The exercise: In the entries that follow, find the word "this" and report each line it is on.

Source records:
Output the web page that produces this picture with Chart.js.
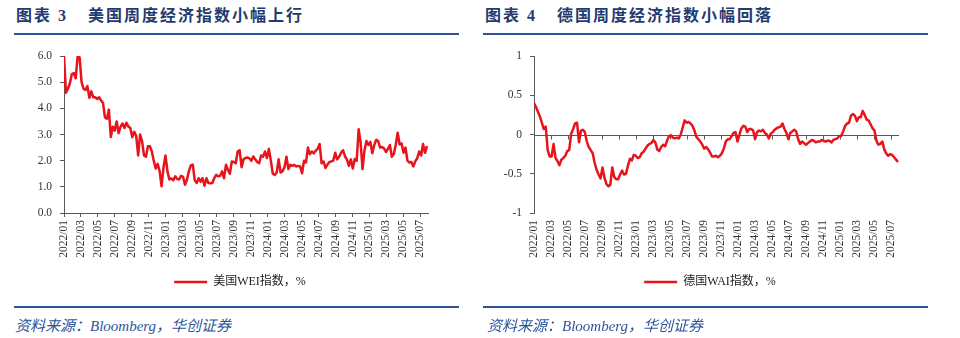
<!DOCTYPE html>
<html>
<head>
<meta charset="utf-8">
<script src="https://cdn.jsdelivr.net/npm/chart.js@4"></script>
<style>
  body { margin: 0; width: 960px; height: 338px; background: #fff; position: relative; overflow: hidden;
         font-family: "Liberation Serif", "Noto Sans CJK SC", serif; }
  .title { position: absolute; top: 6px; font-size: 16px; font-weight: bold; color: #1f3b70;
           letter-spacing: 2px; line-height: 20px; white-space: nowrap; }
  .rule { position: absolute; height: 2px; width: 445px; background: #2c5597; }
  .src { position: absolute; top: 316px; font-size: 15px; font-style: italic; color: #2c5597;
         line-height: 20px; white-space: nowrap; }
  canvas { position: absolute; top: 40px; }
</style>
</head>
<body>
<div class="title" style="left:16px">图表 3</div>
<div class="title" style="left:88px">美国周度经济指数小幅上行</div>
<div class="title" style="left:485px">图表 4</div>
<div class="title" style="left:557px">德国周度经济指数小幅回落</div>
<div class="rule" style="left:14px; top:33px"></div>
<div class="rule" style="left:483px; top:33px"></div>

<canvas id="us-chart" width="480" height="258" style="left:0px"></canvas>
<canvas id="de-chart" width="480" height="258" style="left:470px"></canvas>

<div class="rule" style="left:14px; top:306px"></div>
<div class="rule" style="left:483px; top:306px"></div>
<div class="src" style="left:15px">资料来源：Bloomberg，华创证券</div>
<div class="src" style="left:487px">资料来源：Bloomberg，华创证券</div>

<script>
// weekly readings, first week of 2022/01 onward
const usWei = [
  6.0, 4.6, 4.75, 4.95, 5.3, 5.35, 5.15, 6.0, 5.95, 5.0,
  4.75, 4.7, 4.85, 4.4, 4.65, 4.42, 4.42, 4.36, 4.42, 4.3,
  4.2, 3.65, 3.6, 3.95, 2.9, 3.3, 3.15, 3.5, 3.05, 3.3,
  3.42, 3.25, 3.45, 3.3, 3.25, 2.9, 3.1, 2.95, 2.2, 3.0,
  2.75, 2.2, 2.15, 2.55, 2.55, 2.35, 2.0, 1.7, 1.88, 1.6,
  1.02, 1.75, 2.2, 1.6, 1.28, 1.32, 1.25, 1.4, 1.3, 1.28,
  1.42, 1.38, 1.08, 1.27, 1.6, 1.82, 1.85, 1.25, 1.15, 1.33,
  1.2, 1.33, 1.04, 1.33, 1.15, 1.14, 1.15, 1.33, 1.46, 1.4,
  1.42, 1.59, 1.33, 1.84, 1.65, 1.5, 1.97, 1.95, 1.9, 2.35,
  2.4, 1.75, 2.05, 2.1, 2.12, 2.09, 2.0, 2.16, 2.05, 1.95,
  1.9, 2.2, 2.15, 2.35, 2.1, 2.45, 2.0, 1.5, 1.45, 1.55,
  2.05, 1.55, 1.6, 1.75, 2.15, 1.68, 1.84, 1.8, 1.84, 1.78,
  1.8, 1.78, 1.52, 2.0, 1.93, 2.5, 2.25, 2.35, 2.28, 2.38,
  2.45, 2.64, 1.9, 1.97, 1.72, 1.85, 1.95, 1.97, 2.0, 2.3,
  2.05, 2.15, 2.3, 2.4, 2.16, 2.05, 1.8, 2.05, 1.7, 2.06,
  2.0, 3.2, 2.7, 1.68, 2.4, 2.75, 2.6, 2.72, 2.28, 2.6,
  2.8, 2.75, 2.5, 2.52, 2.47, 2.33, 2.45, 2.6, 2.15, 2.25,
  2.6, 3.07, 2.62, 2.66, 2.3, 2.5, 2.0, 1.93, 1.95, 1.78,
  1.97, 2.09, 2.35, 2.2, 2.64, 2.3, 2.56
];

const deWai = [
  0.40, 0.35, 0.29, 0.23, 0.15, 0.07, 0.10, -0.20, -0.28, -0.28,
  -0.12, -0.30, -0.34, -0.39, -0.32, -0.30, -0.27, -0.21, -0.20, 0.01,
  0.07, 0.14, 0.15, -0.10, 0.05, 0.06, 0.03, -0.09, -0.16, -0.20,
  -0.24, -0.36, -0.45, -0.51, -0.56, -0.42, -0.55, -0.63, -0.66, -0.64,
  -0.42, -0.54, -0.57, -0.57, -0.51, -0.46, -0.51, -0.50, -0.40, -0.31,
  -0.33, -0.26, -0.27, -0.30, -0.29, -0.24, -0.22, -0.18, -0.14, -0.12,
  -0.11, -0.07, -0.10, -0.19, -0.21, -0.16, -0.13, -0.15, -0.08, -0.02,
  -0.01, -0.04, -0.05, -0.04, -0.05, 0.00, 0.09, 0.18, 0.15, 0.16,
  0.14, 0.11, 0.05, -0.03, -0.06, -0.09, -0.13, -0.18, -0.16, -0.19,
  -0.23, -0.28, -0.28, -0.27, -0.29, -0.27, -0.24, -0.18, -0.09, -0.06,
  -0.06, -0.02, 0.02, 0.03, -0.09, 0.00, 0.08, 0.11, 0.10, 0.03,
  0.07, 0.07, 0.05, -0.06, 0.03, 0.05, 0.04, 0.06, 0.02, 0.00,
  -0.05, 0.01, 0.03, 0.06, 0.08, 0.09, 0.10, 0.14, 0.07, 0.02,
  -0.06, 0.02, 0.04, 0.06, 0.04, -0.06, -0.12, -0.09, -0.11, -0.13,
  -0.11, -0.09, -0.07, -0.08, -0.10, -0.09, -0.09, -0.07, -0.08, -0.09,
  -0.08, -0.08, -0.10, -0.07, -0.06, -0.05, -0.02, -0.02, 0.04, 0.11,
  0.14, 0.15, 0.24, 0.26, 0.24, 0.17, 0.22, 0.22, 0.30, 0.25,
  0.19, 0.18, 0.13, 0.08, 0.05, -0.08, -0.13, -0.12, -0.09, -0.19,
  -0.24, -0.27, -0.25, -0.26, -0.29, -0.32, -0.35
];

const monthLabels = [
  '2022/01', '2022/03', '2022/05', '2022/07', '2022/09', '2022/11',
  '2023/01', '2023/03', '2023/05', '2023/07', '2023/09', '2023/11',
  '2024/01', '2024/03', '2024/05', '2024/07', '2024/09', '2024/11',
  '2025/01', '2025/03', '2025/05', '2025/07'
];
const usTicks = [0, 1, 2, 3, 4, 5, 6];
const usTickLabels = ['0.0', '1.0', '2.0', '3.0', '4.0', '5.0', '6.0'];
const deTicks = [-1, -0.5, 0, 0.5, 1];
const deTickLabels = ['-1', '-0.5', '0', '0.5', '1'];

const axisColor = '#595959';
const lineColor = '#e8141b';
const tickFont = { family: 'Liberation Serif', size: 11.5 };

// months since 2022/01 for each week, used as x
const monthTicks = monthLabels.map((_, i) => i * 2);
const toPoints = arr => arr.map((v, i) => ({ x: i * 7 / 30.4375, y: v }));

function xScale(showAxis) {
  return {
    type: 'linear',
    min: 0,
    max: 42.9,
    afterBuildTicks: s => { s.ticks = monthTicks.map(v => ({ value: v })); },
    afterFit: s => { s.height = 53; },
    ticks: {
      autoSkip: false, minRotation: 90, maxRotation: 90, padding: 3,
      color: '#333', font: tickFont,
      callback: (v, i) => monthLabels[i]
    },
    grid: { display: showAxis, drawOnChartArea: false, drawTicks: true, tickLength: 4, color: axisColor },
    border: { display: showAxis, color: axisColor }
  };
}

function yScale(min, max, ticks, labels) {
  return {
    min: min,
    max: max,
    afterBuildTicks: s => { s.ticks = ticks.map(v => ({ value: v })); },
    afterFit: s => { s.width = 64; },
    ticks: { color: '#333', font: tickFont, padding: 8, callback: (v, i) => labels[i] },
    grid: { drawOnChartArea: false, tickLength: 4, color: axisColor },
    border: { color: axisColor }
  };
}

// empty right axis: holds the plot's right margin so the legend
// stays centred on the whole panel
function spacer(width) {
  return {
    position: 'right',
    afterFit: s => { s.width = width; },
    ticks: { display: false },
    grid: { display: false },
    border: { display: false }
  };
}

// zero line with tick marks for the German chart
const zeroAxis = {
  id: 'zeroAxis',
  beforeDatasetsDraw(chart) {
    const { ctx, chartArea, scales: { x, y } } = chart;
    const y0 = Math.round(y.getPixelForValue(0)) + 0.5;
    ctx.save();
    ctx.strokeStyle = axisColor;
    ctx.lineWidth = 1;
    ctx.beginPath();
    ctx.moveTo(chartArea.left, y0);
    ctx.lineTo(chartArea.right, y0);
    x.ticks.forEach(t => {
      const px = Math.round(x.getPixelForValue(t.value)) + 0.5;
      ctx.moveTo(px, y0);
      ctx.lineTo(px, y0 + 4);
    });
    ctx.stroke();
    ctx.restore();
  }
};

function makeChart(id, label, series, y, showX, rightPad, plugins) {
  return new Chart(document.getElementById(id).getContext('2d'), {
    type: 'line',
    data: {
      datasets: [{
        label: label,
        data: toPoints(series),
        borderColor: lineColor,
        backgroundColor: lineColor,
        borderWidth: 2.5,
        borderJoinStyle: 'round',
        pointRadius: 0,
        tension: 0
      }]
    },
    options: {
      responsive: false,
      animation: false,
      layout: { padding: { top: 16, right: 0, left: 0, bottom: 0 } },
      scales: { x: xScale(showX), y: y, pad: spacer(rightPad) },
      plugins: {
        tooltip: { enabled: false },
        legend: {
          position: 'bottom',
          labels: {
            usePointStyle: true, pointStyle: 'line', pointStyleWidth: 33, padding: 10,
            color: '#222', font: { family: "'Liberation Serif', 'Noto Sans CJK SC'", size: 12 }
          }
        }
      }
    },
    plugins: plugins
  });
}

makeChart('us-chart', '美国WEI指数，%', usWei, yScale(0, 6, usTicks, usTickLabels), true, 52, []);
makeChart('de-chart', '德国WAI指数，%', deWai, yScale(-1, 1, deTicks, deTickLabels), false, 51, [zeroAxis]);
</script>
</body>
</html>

==

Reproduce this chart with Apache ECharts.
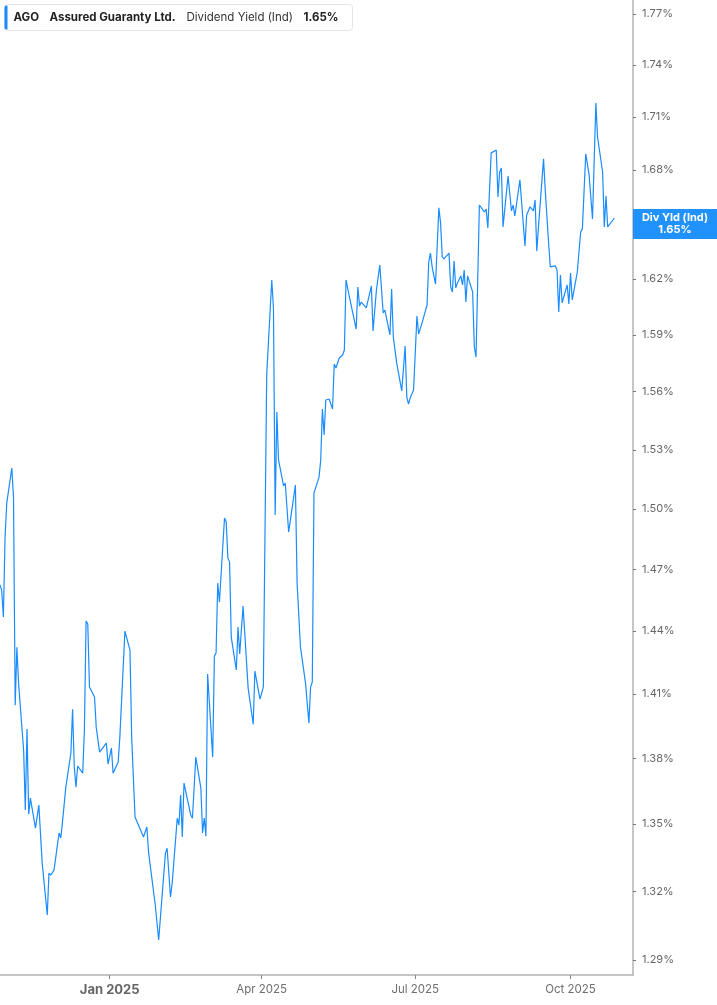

Output of the task:
Output the web page that produces this picture with Chart.js.
Reproduce this chart with Apache ECharts.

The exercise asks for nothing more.